On his part, Nyamira Senator Okong’o Omogeni, who co-chaired the JLAC committee with Kigano, urged President Uhuru Kenyatta and opposition leader Raila Odinga to urgently convene an Inter-Party Parliamentary Group style meeting to salvage their pet project from “underhand dealings and opposition from enemies within and without”.
“I urge the two principals to convene an IPPG-like meeting to resolve a dispute around two key areas, including the distribution of constituencies and tenure of judges that have been controversial but not been adequately highlighted in the media,” Omogeni told People Daily yesterday.
He warned that the two issues were a ticking time bomb that could make or break the BBI process.
He accused Junet of being behind a scheme to scuttle the BBI process by influencing the allocation of 70 constituencies to President Uhuru’s strongholds at the expense of Raila’s backyard.
“Junet is the enemy within. You may remember that the BBI report had proposed additional and multiple constituencies but the document they validated and signed before forwarding to the electoral agency changed the proposal and denied Raila’s backyard, especially in Siaya, Kisii, Migori and the coastal region,” the senator claimed.
He added: “While the BBI was meant to unite the country, I am fearful that it may end up dividing the country because a section of Kenyans will be deprived of their fair share of constituencies.”
It also emerged that cracks in Raila’s inner camp are widening as more senators joined the push to have the Bill amended.
We established that senior members of the Senate had closed ranks to amend the document.
The group, comprising Leader of Minority in the Senate James Orengo and Bungoma Senator Moses Wetang’ula, argues that passing the Bill in its current form will amount to reducing the House to a ceremonial outfit and exposing it to abuse by the Executive and other outside forces.
They cited Article 1(2) of the Constitution, which states: “The people may exercise their sovereign power either directly or through their democratically elected representatives.”

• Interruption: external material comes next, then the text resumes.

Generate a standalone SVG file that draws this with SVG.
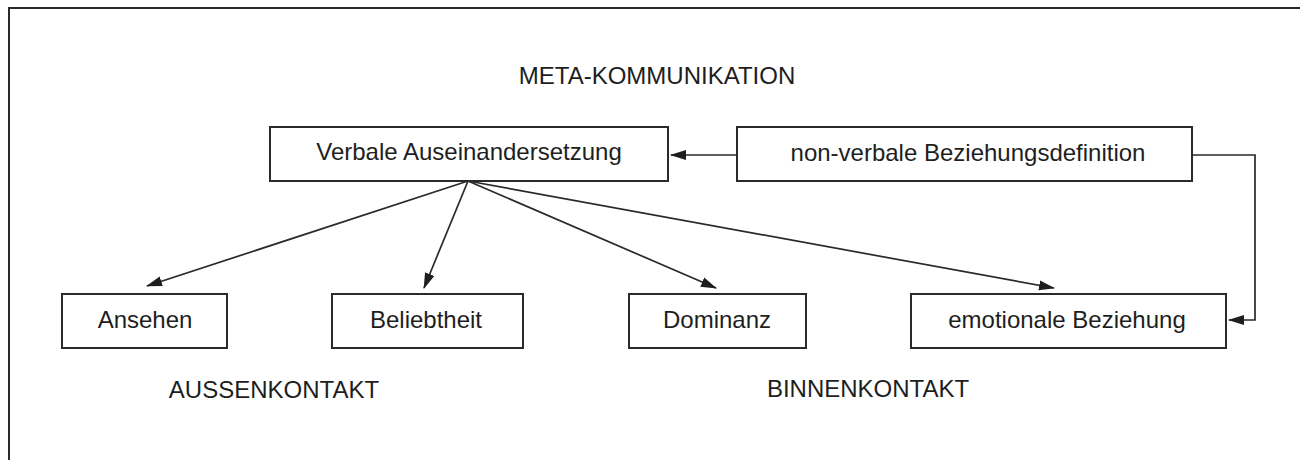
<svg xmlns="http://www.w3.org/2000/svg" width="1300" height="463" viewBox="0 0 1300 463">
  <style>
    .frame { fill: none; stroke: #2a2a2a; stroke-width: 2; }
    .box { fill: #ffffff; stroke: #2a2a2a; stroke-width: 2; }
    .label { font-family: "Liberation Sans", Arial, sans-serif; font-size: 24px; fill: #1e1e1e; text-anchor: middle; }
    .edge { fill: none; stroke: #2a2a2a; stroke-width: 1.7; }
  </style>
  <defs>
    <marker id="arrow" markerUnits="userSpaceOnUse" markerWidth="16" markerHeight="12" refX="15" refY="6" orient="auto">
      <path d="M0,1 L16,6 L0,11 Z" fill="#1e1e1e"/>
    </marker>
  </defs>

  <rect width="1300" height="463" fill="#ffffff"/>

  <!-- open frame: top and left rules -->
  <path class="frame" d="M9,460 L9,8 L1300,8"/>

  <!-- captions -->
  <text class="label" x="657" y="84">META-KOMMUNIKATION</text>
  <text class="label" x="274" y="398">AUSSENKONTAKT</text>
  <text class="label" x="868" y="397">BINNENKONTAKT</text>

  <g id="verbale">
    <rect class="box" x="270" y="127" width="398" height="54"/>
    <text class="label" x="469" y="160">Verbale Auseinandersetzung</text>
  </g>
  <g id="nonverbale">
    <rect class="box" x="737" y="127" width="455" height="54"/>
    <text class="label" x="968" y="161">non-verbale Beziehungsdefinition</text>
  </g>
  <g id="ansehen">
    <rect class="box" x="62" y="294" width="165" height="54"/>
    <text class="label" x="145" y="328">Ansehen</text>
  </g>
  <g id="beliebtheit">
    <rect class="box" x="332" y="294" width="191" height="54"/>
    <text class="label" x="426" y="328">Beliebtheit</text>
  </g>
  <g id="dominanz">
    <rect class="box" x="629" y="294" width="177" height="54"/>
    <text class="label" x="717" y="328">Dominanz</text>
  </g>
  <g id="emotionale">
    <rect class="box" x="911" y="294" width="315" height="54"/>
    <text class="label" x="1067" y="328">emotionale Beziehung</text>
  </g>

  <g id="connectors">
    <path class="edge" d="M737,155 L671,155" marker-end="url(#arrow)"/>
    <path class="edge" d="M1192,155 L1255,155 L1255,320 L1229,320" marker-end="url(#arrow)"/>
    <path class="edge" d="M468,181 L147,286" marker-end="url(#arrow)"/>
    <path class="edge" d="M468,181 L424,288" marker-end="url(#arrow)"/>
    <path class="edge" d="M468,181 L716,288" marker-end="url(#arrow)"/>
    <path class="edge" d="M468,181 L1054,288" marker-end="url(#arrow)"/>
  </g>
</svg>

They further cited Article 94(3) that says: “Parliament may consider and pass amendments to this Constitution, and alter county boundaries as provided for in this Constitution.”
Orengo said in an interview yesterday: “It says that Parliament may amend but the same provision says the President, county assembly or courts cannot.
This provision in very clear words is not for cosmetic value that Parliament may consider and pass amendments to this Constitution.”
“I want to convince my colleagues in the Senate and the National Assembly that the two institutions are not ceremonial.
We are not here to rubberstamp. We are here to consider just like what Article 94 of the Constitution says.
We consider and pass,” the Siaya Senator said, explaining, “the Constitution does not say we ‘pass’. It says, ‘we consider and pass’.”
Wetang’ula voiced similar sentiments, saying the framers of the Constitution could not have intended to make Parliament either a conveyor belt or a rubber stamp.
“It cannot be. We should unset ourselves in our thinking, dissect this document, so that we give the people of Kenya something that is important and helps this country move forward,” the senator said.
“I urge the leadership, both the Senate Majority Leader and Minority Leader to resist any temptation, act or omission that entrenches the feeling that we are a rubberstamp,” he added.
Those pushing for amendment include Senators Irungu Kang’ata (Murang’a), Enock Wambua (Kitui), Kipchumba Murkomen (Elgeyo Marakwet), Samson Cherargei (Nandi) and Johnson Sakaja (Nairobi), among others.
The legislators have listed the areas they intend to amend in the Bill, including the role of the Independent Electoral and Boundaries Commission and distribution of 70 constituencies and introduction of the Judicial Ombudsman position.
“Parliament does not exist in vain and it is not a lottery. We are definitely going to have a say, we will have several amendments against the Constitution Amendment Bill, 2020,” Cherargei said, revealing that Senators have lined up several amendments.
Wambua is proposing to delete the clause creating a Judicial Ombudsman appointed by the Executive.
Kang’ata is proposing to delete any amendment whose net effect is to expand the Senate and the National Assembly by way of nominated MPs.
He is also proposing to amend Schedule Two of the Bill to give two additional constituencies to Murang’a and Nyeri counties with an extra constituency allocated to Meru, Embu, Kirinyaga, Laikipia and Tharaka Nithi counties.